**To be done:**
Retype only the lines from the one containing "Write a web" through the one containing "var yTicks = [7, 8, 9, 10];", both included, word for word. Pictures stay out of the copy.

(Plotting code records)
— begin —
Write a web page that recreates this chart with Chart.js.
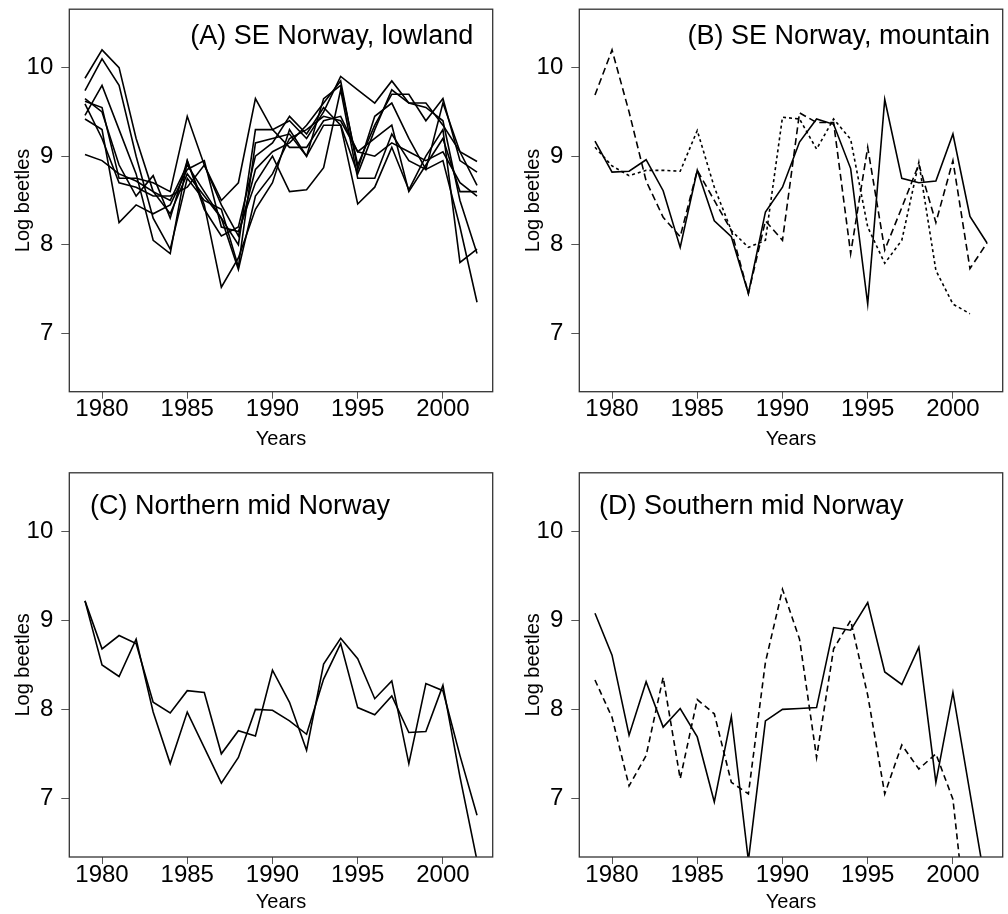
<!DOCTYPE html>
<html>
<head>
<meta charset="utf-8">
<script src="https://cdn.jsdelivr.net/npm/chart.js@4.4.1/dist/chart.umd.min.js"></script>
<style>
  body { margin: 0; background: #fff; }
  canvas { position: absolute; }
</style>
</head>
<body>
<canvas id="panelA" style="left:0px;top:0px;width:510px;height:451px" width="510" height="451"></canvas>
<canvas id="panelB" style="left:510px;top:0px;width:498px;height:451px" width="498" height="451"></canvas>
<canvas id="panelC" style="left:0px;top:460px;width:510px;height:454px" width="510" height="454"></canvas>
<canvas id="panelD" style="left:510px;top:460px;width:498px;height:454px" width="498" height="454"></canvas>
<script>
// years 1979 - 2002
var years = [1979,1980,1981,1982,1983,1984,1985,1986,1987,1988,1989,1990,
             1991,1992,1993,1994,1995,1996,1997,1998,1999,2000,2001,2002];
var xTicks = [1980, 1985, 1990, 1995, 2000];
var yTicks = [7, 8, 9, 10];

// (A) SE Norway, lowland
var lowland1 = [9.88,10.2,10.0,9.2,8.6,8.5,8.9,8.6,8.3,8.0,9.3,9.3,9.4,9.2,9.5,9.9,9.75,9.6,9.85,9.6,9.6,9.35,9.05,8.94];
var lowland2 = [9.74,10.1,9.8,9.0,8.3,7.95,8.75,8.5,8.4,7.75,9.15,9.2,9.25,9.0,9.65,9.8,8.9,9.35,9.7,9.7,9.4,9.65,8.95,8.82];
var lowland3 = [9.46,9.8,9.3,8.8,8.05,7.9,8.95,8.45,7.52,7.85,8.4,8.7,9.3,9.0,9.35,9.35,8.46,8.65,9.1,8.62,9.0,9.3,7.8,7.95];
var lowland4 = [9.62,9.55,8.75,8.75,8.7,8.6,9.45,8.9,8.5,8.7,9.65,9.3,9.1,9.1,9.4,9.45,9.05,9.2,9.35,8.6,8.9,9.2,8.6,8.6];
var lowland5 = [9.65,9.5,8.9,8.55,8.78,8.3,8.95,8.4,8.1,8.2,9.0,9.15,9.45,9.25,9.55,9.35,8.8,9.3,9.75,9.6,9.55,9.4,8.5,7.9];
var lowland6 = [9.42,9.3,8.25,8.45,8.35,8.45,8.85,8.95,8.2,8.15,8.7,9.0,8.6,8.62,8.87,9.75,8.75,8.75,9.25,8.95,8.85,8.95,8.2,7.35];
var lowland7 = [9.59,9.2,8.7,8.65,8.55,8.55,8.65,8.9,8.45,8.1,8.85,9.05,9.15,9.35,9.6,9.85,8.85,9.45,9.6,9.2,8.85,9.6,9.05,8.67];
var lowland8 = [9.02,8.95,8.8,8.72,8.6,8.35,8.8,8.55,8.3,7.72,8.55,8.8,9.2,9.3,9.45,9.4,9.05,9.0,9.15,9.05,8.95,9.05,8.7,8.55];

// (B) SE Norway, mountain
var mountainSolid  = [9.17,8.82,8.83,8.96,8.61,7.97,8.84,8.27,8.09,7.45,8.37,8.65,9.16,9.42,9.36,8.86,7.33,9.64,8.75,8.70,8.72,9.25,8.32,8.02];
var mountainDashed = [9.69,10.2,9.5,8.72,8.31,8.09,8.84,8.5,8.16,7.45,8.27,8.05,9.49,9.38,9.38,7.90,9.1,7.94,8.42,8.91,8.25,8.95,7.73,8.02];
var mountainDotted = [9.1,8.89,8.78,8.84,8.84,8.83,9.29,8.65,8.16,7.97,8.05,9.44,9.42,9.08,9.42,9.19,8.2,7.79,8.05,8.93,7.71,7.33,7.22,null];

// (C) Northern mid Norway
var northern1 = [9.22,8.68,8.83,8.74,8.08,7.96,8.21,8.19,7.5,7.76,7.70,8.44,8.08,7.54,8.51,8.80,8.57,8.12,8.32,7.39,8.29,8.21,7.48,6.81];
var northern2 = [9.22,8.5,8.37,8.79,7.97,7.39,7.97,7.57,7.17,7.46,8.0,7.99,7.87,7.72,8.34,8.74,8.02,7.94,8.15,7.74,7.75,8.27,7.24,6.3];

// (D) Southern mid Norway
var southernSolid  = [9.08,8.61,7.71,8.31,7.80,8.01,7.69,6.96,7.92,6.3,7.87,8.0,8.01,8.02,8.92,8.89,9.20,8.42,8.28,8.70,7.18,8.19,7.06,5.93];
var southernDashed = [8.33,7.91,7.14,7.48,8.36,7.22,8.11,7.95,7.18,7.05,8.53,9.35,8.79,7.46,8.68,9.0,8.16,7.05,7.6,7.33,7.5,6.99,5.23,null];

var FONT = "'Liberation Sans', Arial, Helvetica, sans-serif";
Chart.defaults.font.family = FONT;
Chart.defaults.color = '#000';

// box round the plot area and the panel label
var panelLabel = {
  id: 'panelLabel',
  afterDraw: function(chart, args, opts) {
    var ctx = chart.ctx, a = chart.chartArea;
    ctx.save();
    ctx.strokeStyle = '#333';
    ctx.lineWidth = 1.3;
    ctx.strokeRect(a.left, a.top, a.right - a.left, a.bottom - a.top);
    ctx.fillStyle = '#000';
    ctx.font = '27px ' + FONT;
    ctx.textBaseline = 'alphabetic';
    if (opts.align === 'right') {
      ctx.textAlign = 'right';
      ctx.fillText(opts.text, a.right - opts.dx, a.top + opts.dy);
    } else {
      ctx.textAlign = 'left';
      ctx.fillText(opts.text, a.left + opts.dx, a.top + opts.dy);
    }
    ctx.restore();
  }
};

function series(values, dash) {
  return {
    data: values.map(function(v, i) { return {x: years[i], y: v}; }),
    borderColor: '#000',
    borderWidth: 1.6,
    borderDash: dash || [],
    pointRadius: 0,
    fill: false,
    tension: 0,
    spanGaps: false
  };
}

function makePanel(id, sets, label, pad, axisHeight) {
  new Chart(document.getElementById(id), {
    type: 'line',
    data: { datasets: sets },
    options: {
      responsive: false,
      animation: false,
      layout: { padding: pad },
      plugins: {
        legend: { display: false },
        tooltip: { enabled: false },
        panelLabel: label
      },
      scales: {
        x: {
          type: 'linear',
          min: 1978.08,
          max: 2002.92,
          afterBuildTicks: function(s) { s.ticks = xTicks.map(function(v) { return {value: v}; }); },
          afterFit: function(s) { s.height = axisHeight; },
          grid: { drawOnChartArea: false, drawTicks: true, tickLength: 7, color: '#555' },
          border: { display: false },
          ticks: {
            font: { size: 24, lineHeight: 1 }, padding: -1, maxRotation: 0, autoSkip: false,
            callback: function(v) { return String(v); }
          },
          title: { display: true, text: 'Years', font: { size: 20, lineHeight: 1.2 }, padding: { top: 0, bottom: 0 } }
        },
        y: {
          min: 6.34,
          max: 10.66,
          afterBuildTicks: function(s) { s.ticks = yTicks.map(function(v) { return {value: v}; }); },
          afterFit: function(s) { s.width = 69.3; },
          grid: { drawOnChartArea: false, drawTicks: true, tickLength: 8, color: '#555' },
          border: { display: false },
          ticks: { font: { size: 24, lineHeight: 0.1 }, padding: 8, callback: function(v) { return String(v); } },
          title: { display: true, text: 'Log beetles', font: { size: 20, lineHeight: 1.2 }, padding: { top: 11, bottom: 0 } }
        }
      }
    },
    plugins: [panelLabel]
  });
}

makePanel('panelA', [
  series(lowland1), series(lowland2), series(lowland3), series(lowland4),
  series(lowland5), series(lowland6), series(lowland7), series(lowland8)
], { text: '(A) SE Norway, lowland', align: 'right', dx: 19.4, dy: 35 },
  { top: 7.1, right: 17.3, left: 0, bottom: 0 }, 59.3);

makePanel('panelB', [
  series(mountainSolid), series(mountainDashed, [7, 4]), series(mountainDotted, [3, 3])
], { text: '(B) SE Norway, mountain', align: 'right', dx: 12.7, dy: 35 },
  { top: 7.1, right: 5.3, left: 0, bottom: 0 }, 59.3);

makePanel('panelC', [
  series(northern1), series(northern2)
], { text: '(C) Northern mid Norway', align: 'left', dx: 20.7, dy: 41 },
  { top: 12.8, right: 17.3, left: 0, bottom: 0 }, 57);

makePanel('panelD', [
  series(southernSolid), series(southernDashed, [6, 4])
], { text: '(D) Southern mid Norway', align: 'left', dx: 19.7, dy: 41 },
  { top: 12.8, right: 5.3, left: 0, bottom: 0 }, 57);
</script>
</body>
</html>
— end —
— begin —
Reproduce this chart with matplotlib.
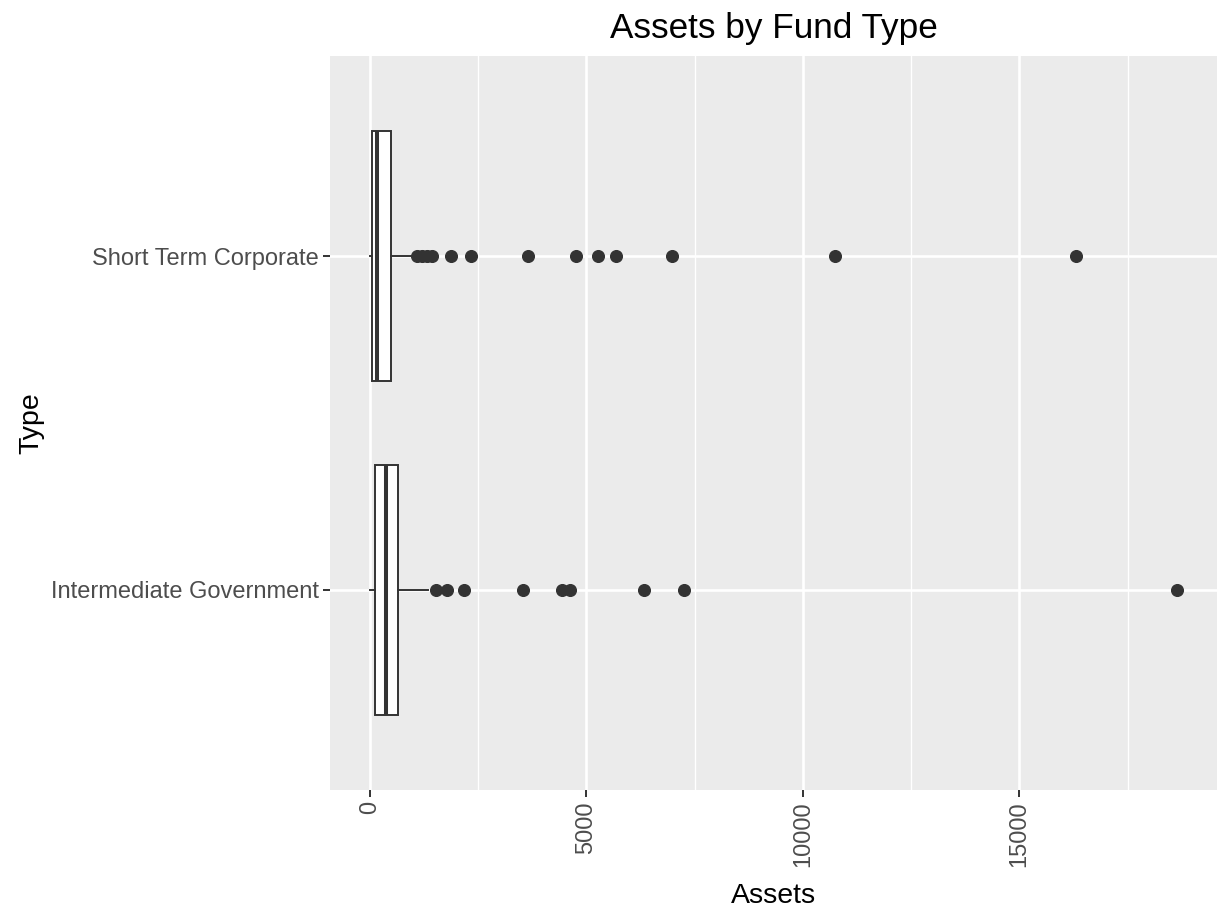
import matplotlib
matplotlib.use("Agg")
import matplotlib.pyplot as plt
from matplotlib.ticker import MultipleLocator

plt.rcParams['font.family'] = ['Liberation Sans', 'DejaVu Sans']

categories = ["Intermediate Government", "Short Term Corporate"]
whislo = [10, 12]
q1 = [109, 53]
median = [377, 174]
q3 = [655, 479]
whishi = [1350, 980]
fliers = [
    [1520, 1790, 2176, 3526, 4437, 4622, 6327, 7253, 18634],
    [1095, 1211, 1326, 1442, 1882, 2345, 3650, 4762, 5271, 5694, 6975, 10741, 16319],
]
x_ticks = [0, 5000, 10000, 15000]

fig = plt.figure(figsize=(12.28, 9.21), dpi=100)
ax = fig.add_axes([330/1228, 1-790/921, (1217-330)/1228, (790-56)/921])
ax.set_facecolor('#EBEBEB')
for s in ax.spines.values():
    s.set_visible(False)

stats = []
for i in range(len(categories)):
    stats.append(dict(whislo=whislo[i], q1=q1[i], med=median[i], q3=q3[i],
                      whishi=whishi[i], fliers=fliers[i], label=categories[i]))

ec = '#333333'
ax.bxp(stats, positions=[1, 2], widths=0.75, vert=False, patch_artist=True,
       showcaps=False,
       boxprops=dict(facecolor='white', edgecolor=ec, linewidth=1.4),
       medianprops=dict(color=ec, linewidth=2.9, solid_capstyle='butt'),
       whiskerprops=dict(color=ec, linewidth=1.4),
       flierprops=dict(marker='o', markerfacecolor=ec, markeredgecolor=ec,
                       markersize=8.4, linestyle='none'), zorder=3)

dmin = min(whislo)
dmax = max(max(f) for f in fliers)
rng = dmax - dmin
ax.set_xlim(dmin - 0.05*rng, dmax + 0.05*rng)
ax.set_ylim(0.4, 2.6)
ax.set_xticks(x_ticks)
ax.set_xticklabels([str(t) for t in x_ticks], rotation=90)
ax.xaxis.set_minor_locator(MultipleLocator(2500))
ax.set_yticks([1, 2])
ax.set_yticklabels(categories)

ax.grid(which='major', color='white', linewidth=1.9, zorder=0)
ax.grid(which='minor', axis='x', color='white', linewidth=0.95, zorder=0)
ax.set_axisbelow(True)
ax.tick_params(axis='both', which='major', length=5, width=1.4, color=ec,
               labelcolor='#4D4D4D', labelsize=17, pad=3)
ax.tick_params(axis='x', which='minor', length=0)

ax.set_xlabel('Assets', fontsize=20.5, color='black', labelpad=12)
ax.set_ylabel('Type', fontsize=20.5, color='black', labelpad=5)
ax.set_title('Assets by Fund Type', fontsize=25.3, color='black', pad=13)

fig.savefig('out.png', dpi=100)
— end —
**Solution for this task:**
Write a web page that recreates this chart with Chart.js.
<!DOCTYPE html>
<html>
<head>
<meta charset="utf-8">
<script src="https://cdn.jsdelivr.net/npm/chart.js@4.4.1/dist/chart.umd.min.js"></script>
<style>
  body { margin: 0; background: #fff; }
  canvas { position: absolute; }
</style>
</head>
<body>
<canvas id="panelA" style="left:0px;top:0px;width:510px;height:451px" width="510" height="451"></canvas>
<canvas id="panelB" style="left:510px;top:0px;width:498px;height:451px" width="498" height="451"></canvas>
<canvas id="panelC" style="left:0px;top:460px;width:510px;height:454px" width="510" height="454"></canvas>
<canvas id="panelD" style="left:510px;top:460px;width:498px;height:454px" width="498" height="454"></canvas>
<script>
// years 1979 - 2002
var years = [1979,1980,1981,1982,1983,1984,1985,1986,1987,1988,1989,1990,
             1991,1992,1993,1994,1995,1996,1997,1998,1999,2000,2001,2002];
var xTicks = [1980, 1985, 1990, 1995, 2000];
var yTicks = [7, 8, 9, 10];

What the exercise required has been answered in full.